→ **AVAILABLE RECORDS**
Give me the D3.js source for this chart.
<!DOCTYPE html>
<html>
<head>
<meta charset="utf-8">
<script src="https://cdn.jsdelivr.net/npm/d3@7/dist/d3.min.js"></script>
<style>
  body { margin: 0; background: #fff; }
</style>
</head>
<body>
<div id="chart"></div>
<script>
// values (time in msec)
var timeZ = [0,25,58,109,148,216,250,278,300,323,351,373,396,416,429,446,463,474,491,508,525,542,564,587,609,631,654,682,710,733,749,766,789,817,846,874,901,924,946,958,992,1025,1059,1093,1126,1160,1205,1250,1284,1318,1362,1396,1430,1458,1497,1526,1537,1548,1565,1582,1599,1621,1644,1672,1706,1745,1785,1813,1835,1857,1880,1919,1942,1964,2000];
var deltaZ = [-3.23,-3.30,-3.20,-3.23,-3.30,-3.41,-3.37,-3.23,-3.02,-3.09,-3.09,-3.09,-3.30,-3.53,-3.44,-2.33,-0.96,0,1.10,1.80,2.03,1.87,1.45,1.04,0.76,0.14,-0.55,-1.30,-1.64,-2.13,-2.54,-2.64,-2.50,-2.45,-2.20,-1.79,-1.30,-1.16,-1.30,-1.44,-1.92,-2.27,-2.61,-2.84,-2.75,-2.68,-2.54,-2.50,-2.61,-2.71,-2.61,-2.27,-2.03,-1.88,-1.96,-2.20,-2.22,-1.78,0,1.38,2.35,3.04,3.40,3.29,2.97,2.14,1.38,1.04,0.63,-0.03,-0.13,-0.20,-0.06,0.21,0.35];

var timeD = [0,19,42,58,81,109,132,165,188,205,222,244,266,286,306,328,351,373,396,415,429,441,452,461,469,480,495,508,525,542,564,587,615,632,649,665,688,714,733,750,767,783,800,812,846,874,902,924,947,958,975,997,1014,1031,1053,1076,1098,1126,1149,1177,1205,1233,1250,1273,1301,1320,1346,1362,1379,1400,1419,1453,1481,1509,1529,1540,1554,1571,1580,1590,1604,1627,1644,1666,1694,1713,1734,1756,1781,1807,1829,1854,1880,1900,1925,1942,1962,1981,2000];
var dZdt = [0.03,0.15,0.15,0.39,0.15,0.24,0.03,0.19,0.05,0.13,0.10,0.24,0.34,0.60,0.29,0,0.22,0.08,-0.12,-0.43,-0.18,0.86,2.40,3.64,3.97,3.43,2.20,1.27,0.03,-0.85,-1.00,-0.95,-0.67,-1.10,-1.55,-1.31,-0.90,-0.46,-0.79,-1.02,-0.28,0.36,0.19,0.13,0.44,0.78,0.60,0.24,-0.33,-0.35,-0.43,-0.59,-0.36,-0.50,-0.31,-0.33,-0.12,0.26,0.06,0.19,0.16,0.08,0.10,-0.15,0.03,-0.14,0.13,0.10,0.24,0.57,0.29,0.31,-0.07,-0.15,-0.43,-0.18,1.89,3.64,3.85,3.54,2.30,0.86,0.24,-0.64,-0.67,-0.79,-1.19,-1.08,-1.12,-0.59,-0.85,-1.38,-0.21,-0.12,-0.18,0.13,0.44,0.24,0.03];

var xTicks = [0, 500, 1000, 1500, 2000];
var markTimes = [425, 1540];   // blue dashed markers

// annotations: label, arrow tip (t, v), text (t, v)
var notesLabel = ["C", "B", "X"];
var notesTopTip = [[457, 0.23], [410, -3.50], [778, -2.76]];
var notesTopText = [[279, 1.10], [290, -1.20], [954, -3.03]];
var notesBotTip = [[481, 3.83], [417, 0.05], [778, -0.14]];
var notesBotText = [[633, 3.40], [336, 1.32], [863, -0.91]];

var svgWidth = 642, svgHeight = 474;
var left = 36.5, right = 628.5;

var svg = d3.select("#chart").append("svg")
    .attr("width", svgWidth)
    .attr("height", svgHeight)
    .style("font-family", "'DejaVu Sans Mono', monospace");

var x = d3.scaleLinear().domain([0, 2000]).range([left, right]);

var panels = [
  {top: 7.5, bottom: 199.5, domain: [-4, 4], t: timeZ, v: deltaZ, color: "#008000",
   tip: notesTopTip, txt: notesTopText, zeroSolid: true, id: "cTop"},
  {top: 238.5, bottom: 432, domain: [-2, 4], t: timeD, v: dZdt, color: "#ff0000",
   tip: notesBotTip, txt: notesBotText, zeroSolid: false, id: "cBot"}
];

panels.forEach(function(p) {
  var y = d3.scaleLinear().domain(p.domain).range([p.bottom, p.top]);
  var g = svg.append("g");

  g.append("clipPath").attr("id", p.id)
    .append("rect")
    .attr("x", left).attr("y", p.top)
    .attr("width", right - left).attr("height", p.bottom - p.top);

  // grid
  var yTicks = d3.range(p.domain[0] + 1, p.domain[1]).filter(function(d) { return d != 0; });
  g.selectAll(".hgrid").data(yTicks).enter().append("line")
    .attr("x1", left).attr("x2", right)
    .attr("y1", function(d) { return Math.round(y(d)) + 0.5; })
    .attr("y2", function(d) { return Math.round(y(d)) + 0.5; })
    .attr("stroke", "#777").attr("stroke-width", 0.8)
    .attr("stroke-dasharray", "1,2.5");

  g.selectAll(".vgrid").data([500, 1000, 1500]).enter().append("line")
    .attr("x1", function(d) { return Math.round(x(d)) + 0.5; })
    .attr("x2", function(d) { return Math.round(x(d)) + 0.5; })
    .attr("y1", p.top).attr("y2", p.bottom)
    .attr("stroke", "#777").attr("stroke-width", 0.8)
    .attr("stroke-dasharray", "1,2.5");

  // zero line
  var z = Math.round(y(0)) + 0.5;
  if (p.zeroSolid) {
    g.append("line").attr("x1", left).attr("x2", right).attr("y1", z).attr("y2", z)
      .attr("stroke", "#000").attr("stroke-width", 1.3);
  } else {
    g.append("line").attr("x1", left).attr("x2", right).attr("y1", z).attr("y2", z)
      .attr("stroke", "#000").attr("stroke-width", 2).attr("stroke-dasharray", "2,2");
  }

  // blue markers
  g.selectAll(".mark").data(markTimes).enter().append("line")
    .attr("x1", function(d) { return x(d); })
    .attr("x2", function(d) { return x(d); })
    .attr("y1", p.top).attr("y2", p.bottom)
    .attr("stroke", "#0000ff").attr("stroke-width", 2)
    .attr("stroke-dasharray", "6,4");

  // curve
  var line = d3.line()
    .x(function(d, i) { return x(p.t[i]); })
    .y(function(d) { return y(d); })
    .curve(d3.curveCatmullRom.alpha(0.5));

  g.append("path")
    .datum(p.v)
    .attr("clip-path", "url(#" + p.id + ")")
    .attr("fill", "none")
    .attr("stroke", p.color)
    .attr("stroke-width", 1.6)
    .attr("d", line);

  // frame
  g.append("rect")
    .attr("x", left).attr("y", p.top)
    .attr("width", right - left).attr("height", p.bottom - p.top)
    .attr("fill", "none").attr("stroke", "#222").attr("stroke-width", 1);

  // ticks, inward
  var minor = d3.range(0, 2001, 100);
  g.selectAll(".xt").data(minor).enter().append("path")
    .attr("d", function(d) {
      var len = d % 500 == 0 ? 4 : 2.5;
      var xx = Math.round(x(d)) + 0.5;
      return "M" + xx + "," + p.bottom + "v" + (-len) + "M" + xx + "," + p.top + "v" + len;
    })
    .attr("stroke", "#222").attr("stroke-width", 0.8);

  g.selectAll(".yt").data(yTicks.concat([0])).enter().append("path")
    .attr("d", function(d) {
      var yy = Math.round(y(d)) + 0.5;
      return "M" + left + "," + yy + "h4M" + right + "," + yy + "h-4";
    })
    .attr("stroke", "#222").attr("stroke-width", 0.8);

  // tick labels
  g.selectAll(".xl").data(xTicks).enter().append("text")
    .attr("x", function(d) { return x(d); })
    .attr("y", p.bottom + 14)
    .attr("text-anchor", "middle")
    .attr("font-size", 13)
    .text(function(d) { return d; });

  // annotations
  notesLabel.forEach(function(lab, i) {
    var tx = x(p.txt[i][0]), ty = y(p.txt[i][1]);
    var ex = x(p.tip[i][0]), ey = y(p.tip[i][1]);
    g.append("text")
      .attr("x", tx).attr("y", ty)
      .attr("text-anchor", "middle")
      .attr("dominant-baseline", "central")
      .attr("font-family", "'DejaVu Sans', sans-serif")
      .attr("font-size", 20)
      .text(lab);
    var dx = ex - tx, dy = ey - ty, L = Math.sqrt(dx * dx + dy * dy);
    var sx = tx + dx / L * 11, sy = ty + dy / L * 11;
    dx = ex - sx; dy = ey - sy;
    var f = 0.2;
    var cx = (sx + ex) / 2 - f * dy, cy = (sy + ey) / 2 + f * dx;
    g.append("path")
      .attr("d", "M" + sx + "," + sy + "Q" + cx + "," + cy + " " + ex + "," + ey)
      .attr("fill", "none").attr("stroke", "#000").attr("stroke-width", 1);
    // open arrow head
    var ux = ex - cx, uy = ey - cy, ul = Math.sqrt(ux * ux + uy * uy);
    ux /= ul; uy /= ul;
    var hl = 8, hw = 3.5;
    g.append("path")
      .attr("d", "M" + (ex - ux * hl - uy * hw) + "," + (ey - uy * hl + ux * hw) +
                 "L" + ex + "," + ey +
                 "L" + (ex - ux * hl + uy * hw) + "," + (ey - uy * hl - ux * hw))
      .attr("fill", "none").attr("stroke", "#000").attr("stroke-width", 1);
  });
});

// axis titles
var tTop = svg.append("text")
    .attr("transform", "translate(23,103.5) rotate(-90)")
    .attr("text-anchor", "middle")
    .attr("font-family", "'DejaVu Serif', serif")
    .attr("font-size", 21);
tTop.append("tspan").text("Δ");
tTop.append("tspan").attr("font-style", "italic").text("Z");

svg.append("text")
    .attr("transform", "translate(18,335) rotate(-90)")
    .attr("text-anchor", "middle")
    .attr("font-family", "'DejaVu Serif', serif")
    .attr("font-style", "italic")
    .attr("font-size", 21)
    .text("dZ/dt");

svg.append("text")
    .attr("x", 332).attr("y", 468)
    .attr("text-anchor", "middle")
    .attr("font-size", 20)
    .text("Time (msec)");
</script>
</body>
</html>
...
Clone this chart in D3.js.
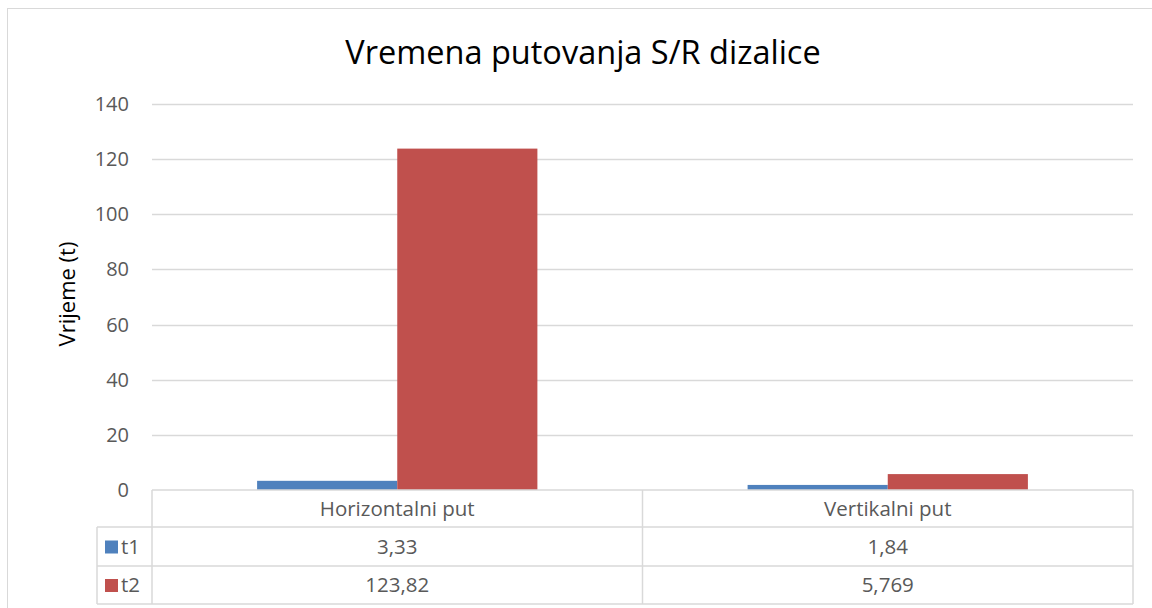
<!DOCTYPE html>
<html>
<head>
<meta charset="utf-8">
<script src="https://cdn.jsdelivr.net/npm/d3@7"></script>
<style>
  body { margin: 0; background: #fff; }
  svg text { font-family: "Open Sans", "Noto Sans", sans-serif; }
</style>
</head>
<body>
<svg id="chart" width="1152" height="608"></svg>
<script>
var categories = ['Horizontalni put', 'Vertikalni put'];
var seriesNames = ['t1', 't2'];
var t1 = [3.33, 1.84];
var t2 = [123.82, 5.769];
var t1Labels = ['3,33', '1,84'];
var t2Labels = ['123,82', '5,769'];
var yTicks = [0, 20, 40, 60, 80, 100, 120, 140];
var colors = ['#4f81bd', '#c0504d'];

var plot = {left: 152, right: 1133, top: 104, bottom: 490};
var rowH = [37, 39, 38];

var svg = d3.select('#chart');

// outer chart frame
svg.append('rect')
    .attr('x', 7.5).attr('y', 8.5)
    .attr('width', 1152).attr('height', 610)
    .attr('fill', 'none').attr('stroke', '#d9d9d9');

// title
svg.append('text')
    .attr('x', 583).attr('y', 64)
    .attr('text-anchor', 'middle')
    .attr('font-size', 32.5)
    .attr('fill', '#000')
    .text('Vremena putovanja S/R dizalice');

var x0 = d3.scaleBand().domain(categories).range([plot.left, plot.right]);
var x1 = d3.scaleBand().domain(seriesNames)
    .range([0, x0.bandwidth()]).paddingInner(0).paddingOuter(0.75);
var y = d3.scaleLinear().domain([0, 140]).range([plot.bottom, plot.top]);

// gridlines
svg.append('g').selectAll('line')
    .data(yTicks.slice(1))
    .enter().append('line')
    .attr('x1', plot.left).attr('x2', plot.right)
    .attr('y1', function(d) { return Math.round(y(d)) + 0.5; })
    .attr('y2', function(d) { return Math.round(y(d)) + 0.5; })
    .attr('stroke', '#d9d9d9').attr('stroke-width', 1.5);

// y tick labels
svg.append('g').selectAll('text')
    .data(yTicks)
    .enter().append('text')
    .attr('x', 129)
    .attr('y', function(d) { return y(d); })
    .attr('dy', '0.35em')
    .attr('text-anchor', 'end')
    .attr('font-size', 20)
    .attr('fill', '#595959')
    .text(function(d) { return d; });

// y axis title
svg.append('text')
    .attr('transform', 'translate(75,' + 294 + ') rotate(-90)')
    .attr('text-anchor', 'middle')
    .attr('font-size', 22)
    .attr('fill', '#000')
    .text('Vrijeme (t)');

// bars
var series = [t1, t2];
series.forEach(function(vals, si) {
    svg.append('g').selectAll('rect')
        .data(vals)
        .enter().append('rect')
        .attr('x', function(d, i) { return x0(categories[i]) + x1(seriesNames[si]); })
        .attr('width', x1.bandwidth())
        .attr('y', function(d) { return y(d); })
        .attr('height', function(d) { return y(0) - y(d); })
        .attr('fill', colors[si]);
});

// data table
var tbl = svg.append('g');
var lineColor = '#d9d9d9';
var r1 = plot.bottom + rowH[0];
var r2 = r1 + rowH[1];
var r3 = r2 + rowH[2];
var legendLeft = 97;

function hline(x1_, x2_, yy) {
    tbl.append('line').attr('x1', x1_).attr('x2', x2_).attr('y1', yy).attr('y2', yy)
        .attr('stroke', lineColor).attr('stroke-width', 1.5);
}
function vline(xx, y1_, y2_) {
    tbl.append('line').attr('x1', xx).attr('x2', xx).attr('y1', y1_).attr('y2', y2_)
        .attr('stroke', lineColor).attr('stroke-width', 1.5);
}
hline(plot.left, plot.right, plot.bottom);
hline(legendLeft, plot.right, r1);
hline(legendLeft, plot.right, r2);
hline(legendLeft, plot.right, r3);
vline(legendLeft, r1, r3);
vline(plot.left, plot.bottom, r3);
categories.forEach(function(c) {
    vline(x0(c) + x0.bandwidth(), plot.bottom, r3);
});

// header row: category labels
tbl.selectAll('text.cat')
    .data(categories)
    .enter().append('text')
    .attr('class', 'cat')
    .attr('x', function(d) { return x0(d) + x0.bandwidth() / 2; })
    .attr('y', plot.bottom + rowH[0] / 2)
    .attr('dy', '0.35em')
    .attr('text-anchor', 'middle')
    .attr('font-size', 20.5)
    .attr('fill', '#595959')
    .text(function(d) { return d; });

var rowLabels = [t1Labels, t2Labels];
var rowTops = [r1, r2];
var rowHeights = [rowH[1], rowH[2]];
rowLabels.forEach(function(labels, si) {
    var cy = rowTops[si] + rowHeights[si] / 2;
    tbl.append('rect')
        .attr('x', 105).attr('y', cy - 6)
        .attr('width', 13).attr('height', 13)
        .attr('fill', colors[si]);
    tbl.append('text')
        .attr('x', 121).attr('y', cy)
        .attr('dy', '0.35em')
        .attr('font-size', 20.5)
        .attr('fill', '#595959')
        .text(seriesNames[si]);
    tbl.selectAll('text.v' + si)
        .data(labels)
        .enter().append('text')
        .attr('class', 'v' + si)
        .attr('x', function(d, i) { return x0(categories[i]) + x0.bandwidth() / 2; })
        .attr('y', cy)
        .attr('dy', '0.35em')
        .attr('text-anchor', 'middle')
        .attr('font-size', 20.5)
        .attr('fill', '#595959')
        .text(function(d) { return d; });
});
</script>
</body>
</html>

→ **DESCRIPTION OF THE TASK**
From the listing, copy each line containing the word "this".

→ **WRITTEN RESPONSE**
Give me the D3.js source for this chart.
Clone this chart in D3.js.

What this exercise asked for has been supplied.